** What the exercise asks **
Set down each line of the data below exactly as it stands, dropping the pictures.

** Supplied data **
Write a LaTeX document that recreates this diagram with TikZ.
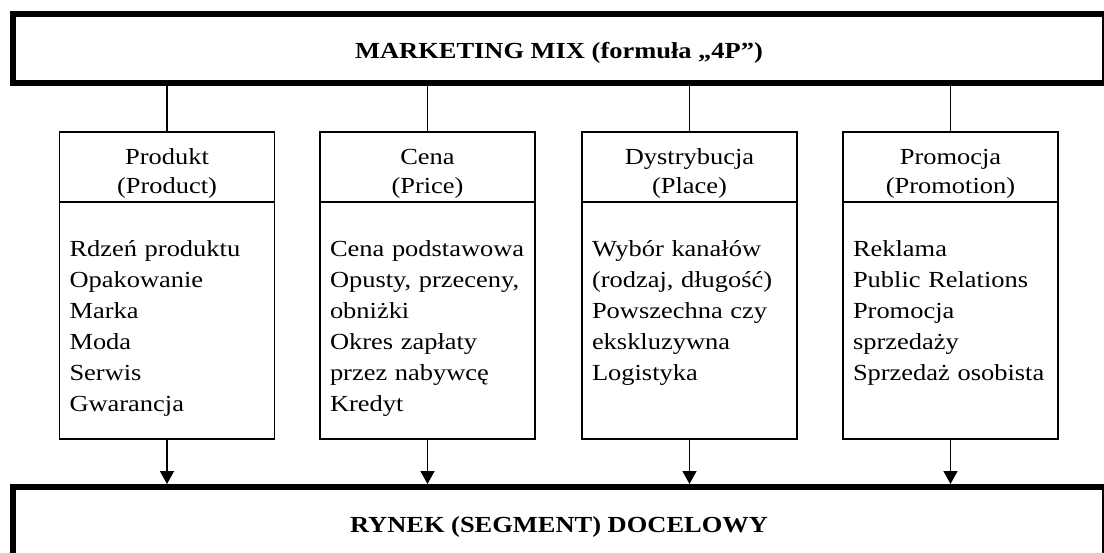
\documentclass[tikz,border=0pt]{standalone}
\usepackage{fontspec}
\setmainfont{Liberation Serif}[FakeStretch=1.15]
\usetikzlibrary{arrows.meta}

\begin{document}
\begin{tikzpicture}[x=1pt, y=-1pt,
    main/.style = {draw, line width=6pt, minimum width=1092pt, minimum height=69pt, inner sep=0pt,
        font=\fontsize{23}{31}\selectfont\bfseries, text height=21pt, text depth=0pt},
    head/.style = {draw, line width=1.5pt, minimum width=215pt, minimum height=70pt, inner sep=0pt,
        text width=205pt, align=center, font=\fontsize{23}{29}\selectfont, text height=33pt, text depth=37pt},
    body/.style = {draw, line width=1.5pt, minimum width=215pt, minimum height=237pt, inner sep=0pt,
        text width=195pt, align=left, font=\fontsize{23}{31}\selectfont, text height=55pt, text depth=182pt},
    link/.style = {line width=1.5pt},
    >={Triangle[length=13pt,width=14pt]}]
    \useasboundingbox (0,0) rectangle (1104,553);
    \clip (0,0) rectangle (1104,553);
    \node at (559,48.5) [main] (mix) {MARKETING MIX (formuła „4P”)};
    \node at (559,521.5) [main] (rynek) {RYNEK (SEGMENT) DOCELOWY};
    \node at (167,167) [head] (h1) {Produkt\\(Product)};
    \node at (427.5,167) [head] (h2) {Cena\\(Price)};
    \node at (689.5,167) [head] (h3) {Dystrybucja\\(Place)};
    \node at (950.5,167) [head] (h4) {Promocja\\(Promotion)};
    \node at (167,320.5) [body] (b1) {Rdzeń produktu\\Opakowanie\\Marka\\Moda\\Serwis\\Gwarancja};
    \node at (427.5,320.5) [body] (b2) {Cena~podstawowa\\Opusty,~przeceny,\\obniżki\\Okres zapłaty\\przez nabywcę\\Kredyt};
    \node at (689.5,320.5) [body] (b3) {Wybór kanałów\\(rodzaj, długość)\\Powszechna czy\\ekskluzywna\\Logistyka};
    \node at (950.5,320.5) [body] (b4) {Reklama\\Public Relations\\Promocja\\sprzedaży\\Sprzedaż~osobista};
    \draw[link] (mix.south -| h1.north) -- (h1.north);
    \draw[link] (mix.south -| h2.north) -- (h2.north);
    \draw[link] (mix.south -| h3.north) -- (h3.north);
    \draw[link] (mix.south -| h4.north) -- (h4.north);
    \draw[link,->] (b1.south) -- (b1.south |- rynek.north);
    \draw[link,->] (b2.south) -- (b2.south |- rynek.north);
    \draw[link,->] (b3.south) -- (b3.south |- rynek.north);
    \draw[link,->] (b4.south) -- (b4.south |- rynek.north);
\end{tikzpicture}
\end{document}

** Response below **
Write a LaTeX document that recreates this diagram with TikZ.
\documentclass[tikz,border=0pt]{standalone}
\usepackage{fontspec}
\setmainfont{Liberation Serif}[FakeStretch=1.15]
\usetikzlibrary{arrows.meta}

\begin{document}
\begin{tikzpicture}[x=1pt, y=-1pt,
    main/.style = {draw, line width=6pt, minimum width=1092pt, minimum height=69pt, inner sep=0pt,
        font=\fontsize{23}{31}\selectfont\bfseries, text height=21pt, text depth=0pt},
    head/.style = {draw, line width=1.5pt, minimum width=215pt, minimum height=70pt, inner sep=0pt,
        text width=205pt, align=center, font=\fontsize{23}{29}\selectfont, text height=33pt, text depth=37pt},
    body/.style = {draw, line width=1.5pt, minimum width=215pt, minimum height=237pt, inner sep=0pt,
        text width=195pt, align=left, font=\fontsize{23}{31}\selectfont, text height=55pt, text depth=182pt},
    link/.style = {line width=1.5pt},
    >={Triangle[length=13pt,width=14pt]}]
    \useasboundingbox (0,0) rectangle (1104,553);
    \clip (0,0) rectangle (1104,553);
    \node at (559,48.5) [main] (mix) {MARKETING MIX (formuła „4P”)};
    \node at (559,521.5) [main] (rynek) {RYNEK (SEGMENT) DOCELOWY};
    \node at (167,167) [head] (h1) {Produkt\\(Product)};
    \node at (427.5,167) [head] (h2) {Cena\\(Price)};
    \node at (689.5,167) [head] (h3) {Dystrybucja\\(Place)};
    \node at (950.5,167) [head] (h4) {Promocja\\(Promotion)};
    \node at (167,320.5) [body] (b1) {Rdzeń produktu\\Opakowanie\\Marka\\Moda\\Serwis\\Gwarancja};
    \node at (427.5,320.5) [body] (b2) {Cena~podstawowa\\Opusty,~przeceny,\\obniżki\\Okres zapłaty\\przez nabywcę\\Kredyt};
    \node at (689.5,320.5) [body] (b3) {Wybór kanałów\\(rodzaj, długość)\\Powszechna czy\\ekskluzywna\\Logistyka};
    \node at (950.5,320.5) [body] (b4) {Reklama\\Public Relations\\Promocja\\sprzedaży\\Sprzedaż~osobista};
    \draw[link] (mix.south -| h1.north) -- (h1.north);
    \draw[link] (mix.south -| h2.north) -- (h2.north);
    \draw[link] (mix.south -| h3.north) -- (h3.north);
    \draw[link] (mix.south -| h4.north) -- (h4.north);
    \draw[link,->] (b1.south) -- (b1.south |- rynek.north);
    \draw[link,->] (b2.south) -- (b2.south |- rynek.north);
    \draw[link,->] (b3.south) -- (b3.south |- rynek.north);
    \draw[link,->] (b4.south) -- (b4.south |- rynek.north);
\end{tikzpicture}
\end{document}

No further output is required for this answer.